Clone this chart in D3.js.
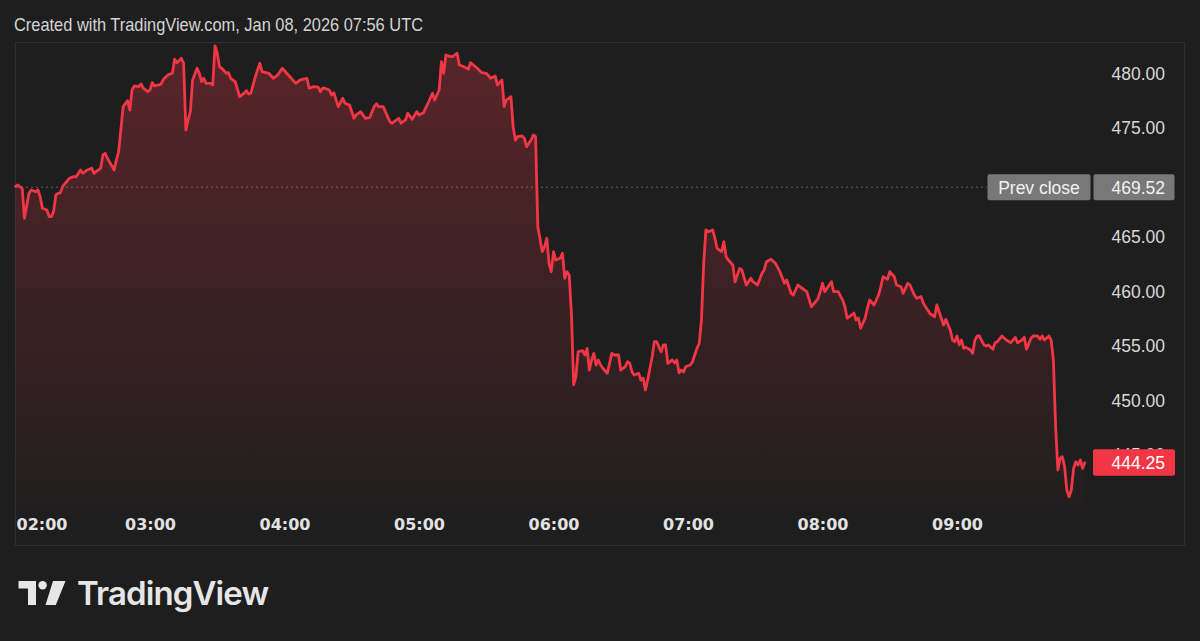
<!DOCTYPE html>
<html>
<head>
<meta charset="utf-8">
<script src="https://cdn.jsdelivr.net/npm/d3@7"></script>
<style>
  body { margin: 0; background: #1e1e1e; }
  svg { display: block; }
</style>
</head>
<body>
<svg id="chart" width="1200" height="641"></svg>
<script>
// minutes after 02:00 (chart time) and last price at that minute
const minutes = [
  0,1,3,4,6,7,9,10,11,12, 14,15,16,17,18,19,20,21,24,26,
  27,29,30,32,34,35,37,38,39,40, 41,44,45,46,47,48,50,51,52,53,
  55,56,57,59,60,61,62,64,65,66, 68,70,71,72,73,74,75,76,77,78,
  79,81,82,83,84,85,87,88,89,90, 91,92,94,95,96,98,100,102,103,104,
  105,107,109,110,113,115,117,119,121,123, 125,127,130,131,133,135,136,137,138,140,
  141,142,144,146,147,149,151,152,154,156, 158,160,161,162,164,167,168,170,171,172,
  174,175,177,179,180,182,184,186,187,189, 190,191,192,194,195,197,198,200,202,203,
  206,208,210,212,214,215,217,218,219,221, 222,223,224,226,227,228,230,231,232,233,
  235,236,237,238,239,240,241,243,244,245, 246,247,248,249,250,251,253,254,255,256,
  257,258,259,260,261,262,264,266,267,269, 270,272,273,274,275,276,278,279,280,281,
  282,284,285,286,288,289,290,291,293,294, 295,296,297,298,299,301,302,303,304,305,
  306,307,308,309,311,312,313,315,316,317, 318,320,321,323,324,326,328,329,331,333,
  334,335,337,339,341,343,344,346,347,349, 350,352,353,355,357,358,359,360,361,363,
  364,365,367,369,370,371,373,374,375,376, 377,379,380,381,383,385,386,387,389,390,
  392,393,395,396,398,399,401,402,404,405, 408,410,411,413,414,415,417,418,419,420,
  421,422,423,424,426,427,428,429,430,432, 433,434,436,437,438,440,442,444,446,447,
  449,450,451,453,454,456,457,458,459,461, 462,463,464,465,466,467,468,469,470,471,
  472,473,474,475,476,477
];
const prices = [
  469.60,469.72,469.42,466.67,468.96,469.27,469.11,469.27,468.65,467.59,
  467.43,466.82,466.82,467.28,468.81,468.96,469.00,469.57,470.34,470.49,
  470.46,471.10,470.80,471.10,471.26,470.80,471.10,471.26,472.48,472.63,
  472.17,471.10,472.00,472.78,474.77,476.91,477.46,476.60,478.44,478.81,
  478.74,478.99,478.60,478.28,478.44,479.11,478.81,478.90,478.99,479.42,
  479.82,479.97,481.26,480.94,481.13,481.35,480.89,474.77,475.69,476.45,
  479.36,480.43,479.97,479.20,479.51,479.05,479.05,478.90,482.48,481.81,
  480.58,480.43,479.97,480.03,479.51,479.20,477.83,478.14,478.38,478.07,
  478.14,479.66,480.89,480.12,479.97,479.51,479.82,480.43,479.97,479.51,
  479.05,479.36,479.51,478.60,478.74,478.71,478.28,478.60,478.60,478.44,
  477.98,478.19,476.91,477.68,477.22,477.06,475.84,476.15,476.45,475.84,
  475.90,476.91,477.16,476.91,476.91,475.53,475.39,475.69,475.84,475.39,
  475.69,476.30,475.75,476.45,476.15,476.36,477.22,478.14,477.52,478.44,
  481.04,479.97,481.65,481.50,481.50,481.81,480.73,480.58,480.34,480.94,
  480.43,480.03,479.97,479.51,479.72,478.90,479.36,476.91,477.52,477.83,
  475.07,473.85,474.16,474.22,474.00,473.24,473.85,474.31,474.16,465.90,
  463.61,464.06,464.84,462.54,461.77,463.61,462.84,463.00,463.46,461.17,
  461.77,461.47,457.95,451.38,452.14,454.43,454.52,454.13,454.74,452.75,
  453.67,454.28,453.21,453.67,453.21,452.91,452.45,454.28,454.13,454.13,
  452.75,453.06,453.51,453.37,452.60,452.29,452.45,451.83,452.00,450.92,
  451.83,453.97,455.35,455.35,454.43,455.05,455.05,453.37,453.67,453.40,
  453.67,452.50,452.75,452.57,453.06,453.21,453.51,454.13,454.74,455.20,
  457.34,462.54,465.60,465.44,465.60,464.84,463.92,463.61,464.52,463.15,
  462.84,462.39,460.85,462.08,461.93,460.55,461.17,460.85,460.55,461.62,
  461.93,462.69,462.91,462.54,461.77,460.71,461.01,459.79,459.63,460.55,
  460.39,460.09,459.94,458.56,459.02,459.33,459.94,460.71,459.94,460.55,
  460.85,459.94,459.94,459.17,458.56,457.50,457.80,457.98,457.34,457.52,
  456.58,457.50,458.41,459.17,458.72,459.63,460.39,461.31,461.07,461.77,
  461.31,460.55,460.39,459.79,460.71,460.55,459.63,459.33,459.48,458.87,
  457.91,457.64,458.72,457.50,456.88,457.40,456.42,455.50,455.35,455.87,
  455.05,455.50,454.74,454.83,454.59,454.28,455.50,455.87,455.87,455.05,
  454.95,455.05,454.65,455.26,455.35,455.87,455.50,455.26,455.75,455.26,
  455.50,455.75,454.65,455.66,455.87,455.87,455.57,455.87,455.50,455.87,
  455.50,453.67,447.55,443.58,444.65,444.80,443.88,441.74,441.13,441.74,
  443.73,444.34,444.04,444.50,443.73,444.25
];
// 470.00 sits under the prev close label, so TradingView drops it
const priceTicks = [445, 450, 455, 460, 465, 475, 480];
const prevClose = 469.52;
const headerText = "Created with TradingView.com, Jan 08, 2026 07:56 UTC";

const start = new Date(Date.UTC(2026, 0, 8, 2, 0));
const data = minutes.map((m, i) => ({ t: d3.utcMinute.offset(start, m), v: prices[i] }));

const svg = d3.select("#chart");
const W = 1200, H = 641;
const pane = { left: 15.5, top: 42.5, right: 1184.5, bottom: 545.5 };
const plotBottom = 505;

const RED = "#f23645";

svg.append("rect").attr("width", W).attr("height", H).attr("fill", "#1e1e1e");

// header
svg.append("text")
  .attr("x", 14).attr("y", 30.5)
  .attr("fill", "#d4d4d4")
  .style("font-family", "'Liberation Sans', sans-serif")
  .style("font-size", "18.5px")
  .attr("textLength", 409)
  .attr("lengthAdjust", "spacingAndGlyphs")
  .text(headerText);

// frame
svg.append("rect")
  .attr("x", pane.left).attr("y", pane.top)
  .attr("width", pane.right - pane.left).attr("height", pane.bottom - pane.top)
  .attr("fill", "none").attr("stroke", "#2f2f2f").attr("stroke-width", 1);

// scales
const x = d3.scaleUtc()
  .domain([start, d3.utcHour.offset(start, 8)])
  .range([15.5, 15.5 + 8 * 134.5]);

const y = d3.scaleLinear()
  .domain([440.37, 482.84])
  .range([plotBottom, 42]);

// gradient
const defs = svg.append("defs");
const grad = defs.append("linearGradient")
  .attr("id", "fillGrad")
  .attr("gradientUnits", "userSpaceOnUse")
  .attr("x1", 0).attr("x2", 0)
  .attr("y1", y(d3.max(prices))).attr("y2", plotBottom);
grad.append("stop").attr("offset", 0).attr("stop-color", RED).attr("stop-opacity", 0.28);
grad.append("stop").attr("offset", 1).attr("stop-color", RED).attr("stop-opacity", 0.02);

const area = d3.area()
  .x(d => x(d.t))
  .y0(plotBottom)
  .y1(d => y(d.v));

const line = d3.line()
  .x(d => x(d.t))
  .y(d => y(d.v));

svg.append("path")
  .datum(data)
  .attr("d", area)
  .attr("fill", "url(#fillGrad)");

// prev close dotted line
svg.append("line")
  .attr("x1", pane.left + 1).attr("x2", 987)
  .attr("y1", y(prevClose)).attr("y2", y(prevClose))
  .attr("stroke", "#a8a8a8")
  .attr("stroke-width", 1)
  .attr("stroke-dasharray", "1,4");

svg.append("path")
  .datum(data)
  .attr("d", line)
  .attr("fill", "none")
  .attr("stroke", RED)
  .attr("stroke-width", 2.8)
  .attr("stroke-linejoin", "round")
  .attr("stroke-linecap", "round");

// price axis
const yAxis = svg.append("g")
  .call(d3.axisRight(y).tickValues(priceTicks).tickFormat(d3.format(".2f")).tickSize(0));
yAxis.select(".domain").remove();
yAxis.selectAll("text")
  .attr("x", 1165)
  .attr("dy", "0.36em")
  .attr("text-anchor", "end")
  .attr("fill", "#d8d8d8")
  .style("font-family", "'Liberation Sans', sans-serif")
  .style("font-size", "17.5px");

// time axis
const xAxis = svg.append("g")
  .attr("transform", `translate(0,${plotBottom})`)
  .call(d3.axisBottom(x).ticks(d3.utcHour.every(1)).tickFormat(d3.utcFormat("%H:%M")).tickSize(0));
xAxis.select(".domain").remove();
xAxis.selectAll(".tick").filter(d => d > d3.utcHour.offset(start, 7.9)).remove();
xAxis.selectAll("text")
  .attr("y", 19)
  .attr("dy", "0.36em")
  .attr("fill", "#e2e2e2")
  .style("font-family", "'DejaVu Sans', sans-serif")
  .style("font-weight", "bold")
  .style("font-size", "16px");
xAxis.selectAll("text").filter(d => +d === +start)
  .attr("text-anchor", "start")
  .attr("x", 16 - x(start));

// prev close labels
const pcY = y(prevClose);
const labelFont = "'Liberation Sans', sans-serif";
svg.append("rect")
  .attr("x", 987.5).attr("y", pcY - 13).attr("width", 103).attr("height", 26)
  .attr("rx", 2).attr("fill", "#787878");
svg.append("text")
  .attr("x", 1039).attr("y", pcY).attr("dy", "0.36em")
  .attr("text-anchor", "middle").attr("fill", "#f2f2f2")
  .style("font-family", labelFont).style("font-size", "17.5px")
  .text("Prev close");
svg.append("rect")
  .attr("x", 1093.5).attr("y", pcY - 13).attr("width", 81).attr("height", 26)
  .attr("rx", 2).attr("fill", "#787878");
svg.append("text")
  .attr("x", 1165).attr("y", pcY).attr("dy", "0.36em")
  .attr("text-anchor", "end").attr("fill", "#f2f2f2")
  .style("font-family", labelFont).style("font-size", "17.5px")
  .text(d3.format(".2f")(prevClose));

// last price label
const last = data[data.length - 1];
svg.append("rect")
  .attr("x", 1093).attr("y", y(last.v) - 13.5).attr("width", 82).attr("height", 26.5)
  .attr("rx", 2).attr("fill", RED);
svg.append("text")
  .attr("x", 1165).attr("y", y(last.v)).attr("dy", "0.36em")
  .attr("text-anchor", "end").attr("fill", "#ffffff")
  .style("font-family", labelFont).style("font-size", "17.5px")
  .text(d3.format(".2f")(last.v));

// TradingView logo
const logo = svg.append("g").attr("fill", "#e6e6e6");
logo.append("path").attr("d", "M18.5,581 H36 V605 H28 V588.5 H18.5 Z");
logo.append("circle").attr("cx", 42.6).attr("cy", 585.2).attr("r", 4.2);
logo.append("path").attr("d", "M53,581 H65.5 L55.8,605 H45.5 Z");
svg.append("text")
  .attr("x", 77).attr("y", 605)
  .attr("fill", "#e6e6e6")
  .style("font-family", "Inter, sans-serif")
  .style("font-weight", "600")
  .style("font-size", "33px")
  .style("letter-spacing", "-0.9px")
  .text("TradingView");
</script>
</body>
</html>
====
Only the number is wanted: how many lines of the material above include the word "chart"?

## EXERCISE RESULT
4